Purple fans couldn’t be more ecstatic right now. They’ve put together two decent seasons, finally won the coveted NFC North Title after a brutal four year drought, and have a young quarterback that has been compared to Joe Montana.
It’s gotta be all up from there, right?
Teddy Bridgwater’s original success was based on the fact that in his rookie year he took a team that had won 5 games the year before and helped them win 7 games.
What people aren’t mentioning, is that the year before that, Minnesota had a 9 win season and a playoff appearance, and the year before that they won 3 games.
This is, and always has been a very talented but highly inconsistent team, and all of that can be traced back to their failure to draft a good quarterback.
Fans of Bridgewater like to blame his floundering ways on a lack of decent receivers, but a closer look shows that even that couldn’t be further from the truth.
- Kyle Rudolph has been waiting to break out as one of the top red zone threats in the league for half a decade.
- Greg Jennings was brought in because of his ability to stretch the field and his success as a top receiver on a championship team.
- Cordarrelle Patterson is a player who has shown promise as an electrifying playmaker and was a standout college receiver who the Vikings were willing to mortgage half their draft on.
- Mike Wallace has gone over 900 yards and 10 touchdowns for two separate teams, before coming to Minnesota.
- Charles Johnson possesses some of the best measurables and potential of any receiver in the league.

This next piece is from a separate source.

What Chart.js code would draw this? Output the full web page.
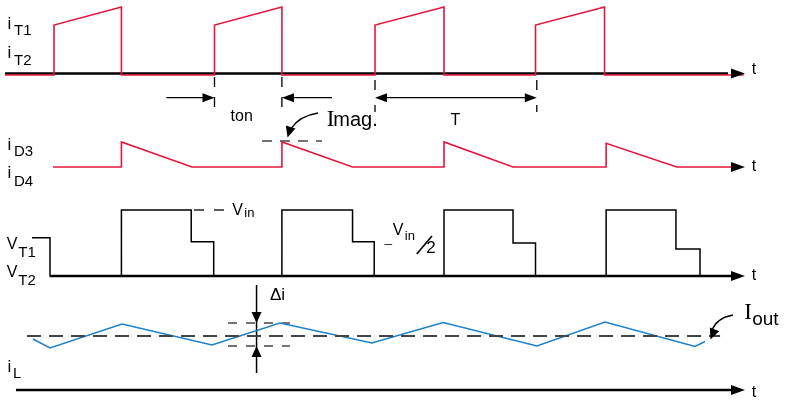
<!DOCTYPE html>
<html><head><meta charset="utf-8">
<script src="https://cdn.jsdelivr.net/npm/chart.js@4/dist/chart.umd.min.js"></script>
<style>html,body{margin:0;padding:0;background:#fff}#wrap{width:786px;height:401px;position:relative}</style>
</head><body><div id="wrap"><canvas id="c"></canvas></div>
<script>
// ---- data (time in units where the switching period T = 10) ----
const iT_on   = [0, 10, 20, 30];
const iT_off  = [4.2, 14.2, 24.3, 34.3];
const iT_low  = [0.73, 0.73, 0.73, 0.73];
const iT_high = [1, 1, 1, 1];

const iD_rise = [4.2, 14.2, 24.3, 34.4];
const iD_end  = [8.6, 18.6, 28.6, 38.8];
const iD_peak = [1, 1, 1, 0.95];

const vT_rise = [4.2, 14.2, 24.3, 34.4];
const vT_step = [8.55, 18.6, 28.6, 38.75];
const vT_fall = [9.95, 19.95, 30.0, 40.25];
const vT_high = [1, 1, 1, 1];
const vT_half = [0.52, 0.52, 0.5, 0.41];
const vT_init = 0.58;

const iL_t = [-1.31, -0.25, 4.24, 9.84, 14.08, 19.81, 24.24, 30.09, 34.33, 39.94, 40.56];
const iL_v = [-0.3, -1.2, 1.2, -0.9, 1.3, -0.7, 1.35, -1.0, 1.4, -1.05, -0.55];
const iL_ripple = [1.3, -1.0];

// ---- layout ----
const X_MIN = -3.3645, X_MAX = 45.607;
const ROW1 = {base: 74, gain: 67};
const ROW2 = {base: 167, gain: 25};
const ROW3 = {base: 276, gain: 66};
const ROW4 = {base: 336, gain: 10};
const AX4 = 390;
const T_START = -3.05, T_END = 42.18;
const RED = '#e3173d', BLUE = '#1b80c8', DASH = '#444';
const y = (r, v) => r.base - v * r.gain;

function iTpts(){ const p=[{x:T_START,y:y(ROW1,0)+1}];
  iT_on.forEach((s,i)=>{ p.push({x:s,y:y(ROW1,0)+1},{x:s,y:y(ROW1,iT_low[i])},{x:iT_off[i],y:y(ROW1,iT_high[i])},{x:iT_off[i],y:y(ROW1,0)+1}); });
  p.push({x:T_END+0.8,y:y(ROW1,0)+1}); return p; }
function iDpts(){ const p=[{x:-0.06,y:y(ROW2,0)}];
  iD_rise.forEach((s,i)=>{ p.push({x:s,y:y(ROW2,0)},{x:s,y:y(ROW2,iD_peak[i])},{x:iD_end[i],y:y(ROW2,0)}); });
  p.push({x:T_END,y:y(ROW2,0)}); return p; }
function vTpts(){ const p=[{x:-1.37,y:y(ROW3,vT_init)},{x:-0.25,y:y(ROW3,vT_init)},{x:-0.25,y:y(ROW3,0)}];
  vT_rise.forEach((s,i)=>{ p.push({x:s,y:y(ROW3,0)},{x:s,y:y(ROW3,vT_high[i])},{x:vT_step[i],y:y(ROW3,vT_high[i])},{x:vT_step[i],y:y(ROW3,vT_half[i])},{x:vT_fall[i],y:y(ROW3,vT_half[i])},{x:vT_fall[i],y:y(ROW3,0)}); });
  return p; }
const iLpts = iL_t.map((t,i)=>({x:t,y:y(ROW4,iL_v[i])}));

function ln(data, color, width, dash){ return {data, borderColor:color, borderWidth:width, borderDash:dash||[], showLine:true, pointRadius:0, tension:0, fill:false, borderCapStyle:'butt', borderJoinStyle:'miter'}; }
const seg = (x1,y1,x2,y2)=>[{x:x1,y:y1},{x:x2,y:y2}];

const datasets = [
  ln(iTpts(), RED, 1.6),
  ln(seg(T_START,ROW1.base-0.5,42.0,ROW1.base-0.5), '#000', 2.4),
  ln(iDpts(), RED, 1.6),
  ln(vTpts(), '#000', 1.5),
  ln(seg(-0.25,ROW3.base,T_END,ROW3.base), '#000', 2.6),
  ln(seg(-1.68,ROW4.base,41.5,ROW4.base), DASH, 2, [14,8]),
  ln(iLpts, BLUE, 1.5),
  ln(seg(-2.37,AX4,T_END,AX4), '#000', 2.6),
  // dimension guide lines
  ln(seg(iT_on[1],77,iT_on[1],108), '#000', 1.3, [10,10]),
  ln(seg(iT_off[1],77,iT_off[1],108), '#000', 1.3, [10,10]),
  ln(seg(iT_on[2],80,iT_on[2],112), '#000', 1.3, [10,15]),
  ln(seg(iT_on[3]+0.08,80,iT_on[3]+0.08,112), '#000', 1.3, [10,15]),
  ln(seg(7.0,97.7,iT_on[1]-0.6,97.7), '#000', 1.2),
  ln(seg(iT_off[1]+0.6,97.7,17.32,97.7), '#000', 1.2),
  ln(seg(iT_on[2]+0.6,97.7,iT_on[3]-0.6,97.7), '#000', 1.2),
  // leaders
  ln(seg(8.72,y(ROW3,1),10.6,y(ROW3,1)), '#000', 1.3, [10,10]),
  ln(seg(12.96,141,16.7,141), DASH, 1.5, [10,8]),
  ln(seg(10.84,y(ROW4,iL_ripple[0]),14.7,y(ROW4,iL_ripple[0])), DASH, 1.5, [9,9]),
  ln(seg(10.84,y(ROW4,iL_ripple[1]),14.7,y(ROW4,iL_ripple[1])), DASH, 1.5, [9,9]),
  ln(seg(12.62,285,12.62,373), '#000', 1.5),
];

const SANS = "'Liberation Sans', Arial, sans-serif";
const SERIF = "'Liberation Serif', 'Times New Roman', serif";

const deco = {
  id:'deco',
  afterDatasetsDraw(chart){
    const c = chart.ctx, sx = chart.scales.x;
    const X = t => sx.getPixelForValue(t);
    function head(tx, ty, ang, len, hw){
      c.save(); c.translate(tx,ty); c.rotate(ang); c.beginPath();
      c.moveTo(0,0); c.lineTo(-len,-hw); c.lineTo(-len,hw); c.closePath();
      c.fillStyle='#000'; c.fill(); c.restore();
    }
    function txt(s, t, py, font, align){ c.save(); c.font=font; c.fillStyle='#000'; c.textAlign=align||'left'; c.textBaseline='alphabetic'; c.fillText(s, X(t), py); c.restore(); }
    // axis arrowheads
    head(X(T_END)+14, ROW1.base-0.5, 0, 14, 5);
    head(X(T_END)+14, ROW2.base, 0, 14, 5);
    head(X(T_END)+14, ROW3.base, 0, 14, 5);
    head(X(T_END)+14, AX4, 0, 14, 5);
    // dimension arrows
    head(X(iT_on[1]), 97.7, 0, 12, 4.5);
    head(X(iT_off[1]), 97.7, Math.PI, 12, 4.5);
    head(X(iT_on[2]), 97.7, Math.PI, 12, 4.5);
    head(X(iT_on[3]+0.08), 97.7, 0, 12, 4.5);
    // delta i arrows
    head(X(12.62), y(ROW4,iL_ripple[0]), Math.PI/2, 11, 5);
    head(X(12.62), y(ROW4,iL_ripple[1]), -Math.PI/2, 11, 5);
    // curved pointers
    function curve(x0,y0,cx,cy,x1,y1){
      c.save(); c.strokeStyle='#000'; c.lineWidth=1.3; c.beginPath();
      c.moveTo(x0,y0); c.quadraticCurveTo(cx,cy,x1,y1); c.stroke(); c.restore();
    }
    curve(X(16.45),113, X(15.3),116, X(14.8),128);
    head(X(14.55),137.5, Math.atan2(10,-3), 11, 5);
    curve(X(42.3),315, X(41.3),318, X(41.0),330);
    head(X(40.9),339.5, Math.atan2(10,-4), 11, 5);
    // row labels
    const lab = (m, sub, py, dy, mt, st, mf) => { txt(m, mt, py, mf+'px '+SANS); txt(sub, st, py+dy, '15px '+SANS); };
    lab('i','T1',28.5,6,-2.9,-2.49,17); lab('i','T2',57.5,7,-2.9,-2.49,17);
    lab('i','D3',150,6,-2.9,-2.49,17); lab('i','D4',178,8,-2.9,-2.49,17);
    lab('V','T1',248.5,8,-2.95,-2.22,16); lab('V','T2',277,8,-2.95,-2.22,16);
    lab('i','L',372,6,-2.9,-2.55,17);
    ['t','t','t','t'].forEach((s,i)=> txt(s, 43.48, [74,171,280,397][i], '16px '+SANS));
    txt('ton', 11.0, 121, '16px '+SANS);
    txt('T', 24.7, 125, '16px '+SANS);
    txt('I', 17.0, 126, '23px '+SERIF);
    txt('mag.', 17.4, 126, '20px '+SANS);
    txt('I', 43.0, 319, '23px '+SERIF);
    txt('out', 43.5, 325, '19px '+SANS);
    txt('V', 11.1, 215, '16px '+SANS);
    txt('in', 11.86, 217, '13px '+SANS);
    txt('_', 20.6, 242, '13px '+SANS);
    txt('V', 21.1, 235, '16px '+SANS);
    txt('in', 21.86, 240, '13px '+SANS);
    c.save(); c.strokeStyle='#000'; c.lineWidth=1.6; c.beginPath(); c.moveTo(X(22.6),254); c.lineTo(X(23.55),236); c.stroke(); c.restore();
    txt('2', 23.2, 253, '17px '+SANS);
    txt('\u0394i', 13.45, 300, '17px '+SANS);
  }
};

new Chart(document.getElementById('c'), {
  type:'scatter',
  data:{datasets},
  options:{
    responsive:true, maintainAspectRatio:false, animation:false,
    layout:{padding:0},
    plugins:{legend:{display:false}, tooltip:{enabled:false}},
    scales:{
      x:{type:'linear', min:X_MIN, max:X_MAX, display:false},
      y:{type:'linear', min:0, max:401, reverse:true, display:false}
    }
  },
  plugins:[deco]
});
</script></body></html>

- Stefon Diggs became the first receiver in history to go for at least 85 yards in his first 4 games.
The list goes on, but none of these extremely talented receivers has been able to make either of the Vikings last two first round quarterbacks look anything other than terrible.
Fans and commentators will retort with the fact that you don’t have to look good when you can just hand the ball off to the best running back in the league.
However, there are plenty of running backs who have succeeded at making their quarterback better and not even a future hall of famer like Adrian Peterson can do that for Teddy.
You don’t have to watch Minnesota’s gameplan closely at all to see that they want to pass, but even with eight guys in the box eager to stop Peterson, they have failed miserably.
In 2015, the next “Joe Cool” had one game that you could possibly consider great if you stretch the truth a little bit. (On December 20th, Bridgewater threw for 4 touchdowns against the Bears, but was only good for 231 yards.)
He had one other game in which he threw multiple touchdowns (2 against the Lions) and two other 1 TD performances where he saved himself with decent yardage.
Other than that he was garbage.
He had 7 games (including the playoff game) where he failed to throw a touchdown, 9 games where he threw at least as many interceptions as TDs and only 2 games in which he tallied over 300 yards.
On November 16, when the Rams decided to bench Nick Foles, his stat line read 1,678 yards, 7 TDs and 6 interceptions.
At that same point in the season, Teddy Bridgwater was being celebrated for his performance even though his stat line read a very similar, 1,810 yards, 7 TDs and 6 interceptions.
So what was the difference?
The Viking’s front office would like you to think it’s because they were winning. The rest of us know it’s because they didn’t have any other options.
Teddy Bridgewater couldn’t have screamed any louder that he isn’t the reason the Vikings are winning when he dropped a meager 99 yards, 0 TDs and 1 interception, in the biggest game of his career against the Packers in the season finale.
The next week, Blair Walsh took the blame for Bridgewater’s failure to punch the ball into the end zone, even one time, in his first playoff game against Seattle.
The youngster is proving early and often, that he is not cut out for the “big game” or as almost everyone else can see, the league itself.
You can try to stretch the facts anyway you want to, but it only takes one glance at each quarterback’s 2nd year stats (Ponder 2,935 yards and 18 TDs, Bridgewater 3,231 and 14 TDs) to see that…
If the Vikings were looking for the next Christian Ponder, they have failed miserably even at that.